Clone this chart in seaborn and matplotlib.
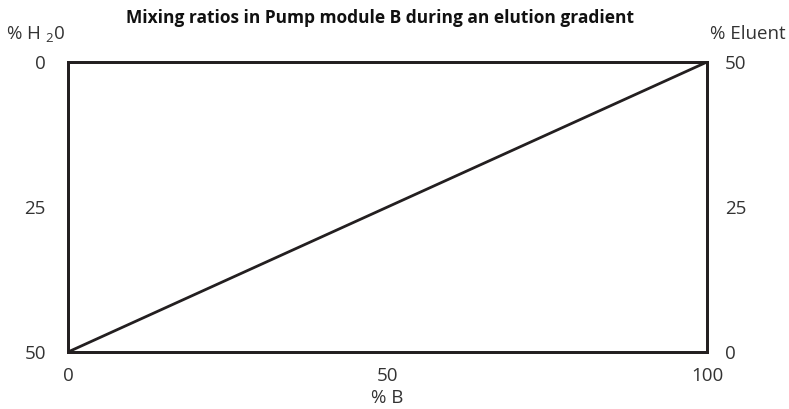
import matplotlib
matplotlib.use("Agg")
import matplotlib.pyplot as plt
import seaborn as sns
import pandas as pd

sns.set_theme(style="white")
plt.rcParams['font.family'] = ['Open Sans', 'DejaVu Sans']
plt.rcParams['mathtext.fontset'] = 'custom'
plt.rcParams['mathtext.rm'] = 'Open Sans'

# data
pct_b = [0, 100]
pct_eluent = [0, 50]
h2o_ticks = [0, 25, 50]
eluent_ticks = [0, 25, 50]
b_ticks = [0, 50, 100]

df = pd.DataFrame({"pct_b": pct_b, "pct_eluent": pct_eluent})

W, H = 789, 409
fig = plt.figure(figsize=(W / 100, H / 100), dpi=100)
ax = fig.add_axes([68 / W, 1 - 352 / H, (707 - 68) / W, (352 - 62) / H])
ax2 = ax.twinx()

txt = '#333333'
lc = '#231f20'
fs = 13.5

sns.lineplot(data=df, x="pct_b", y="pct_eluent", ax=ax2, color=lc, linewidth=2.0)

ax.set_xlim(0, 100)
ax.set_ylim(50, 0)
ax2.set_ylim(0, 50)

ax.set_xticks(b_ticks)
ax.set_xticklabels([str(v) for v in b_ticks])
ax.set_yticks(h2o_ticks)
ax.set_yticklabels([str(v) for v in h2o_ticks])
ax2.set_yticks(eluent_ticks)
ax2.set_yticklabels([str(v) for v in eluent_ticks])

ax.tick_params(axis='x', length=0, pad=11, labelsize=fs, colors=txt)
ax.tick_params(axis='y', length=0, pad=16, labelsize=fs, colors=txt)
ax2.tick_params(axis='y', length=0, pad=13, labelsize=fs, colors=txt)

for a in (ax, ax2):
    for s in a.spines.values():
        s.set_color(lc)
        s.set_linewidth(2.0)
    a.grid(False)

ax.set_xlabel("% B", fontsize=fs, color=txt, labelpad=3)
ax.set_ylabel("")
ax2.set_ylabel("")

fig.text(380 / W, 1 - 18 / H, "Mixing ratios in Pump module B during an elution gradient",
         ha='center', va='center', fontsize=12.5, fontweight='bold', color='#111111')
fig.text(36 / W, 1 - 35 / H, r"% H $_{\mathrm{2}}$0", ha='center', va='center',
         fontsize=fs, color=txt)
fig.text(748 / W, 1 - 34 / H, "% Eluent", ha='center', va='center',
         fontsize=fs, color=txt)

fig.savefig("out.png", dpi=100)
———
Aim
Would you reproduce the lines above, from the very first through the line containing "b_ticks = [0, 50, 100]", exactly and without the pictures?

Task answer
Clone this chart in seaborn and matplotlib.
import matplotlib
matplotlib.use("Agg")
import matplotlib.pyplot as plt
import seaborn as sns
import pandas as pd

sns.set_theme(style="white")
plt.rcParams['font.family'] = ['Open Sans', 'DejaVu Sans']
plt.rcParams['mathtext.fontset'] = 'custom'
plt.rcParams['mathtext.rm'] = 'Open Sans'

# data
pct_b = [0, 100]
pct_eluent = [0, 50]
h2o_ticks = [0, 25, 50]
eluent_ticks = [0, 25, 50]
b_ticks = [0, 50, 100]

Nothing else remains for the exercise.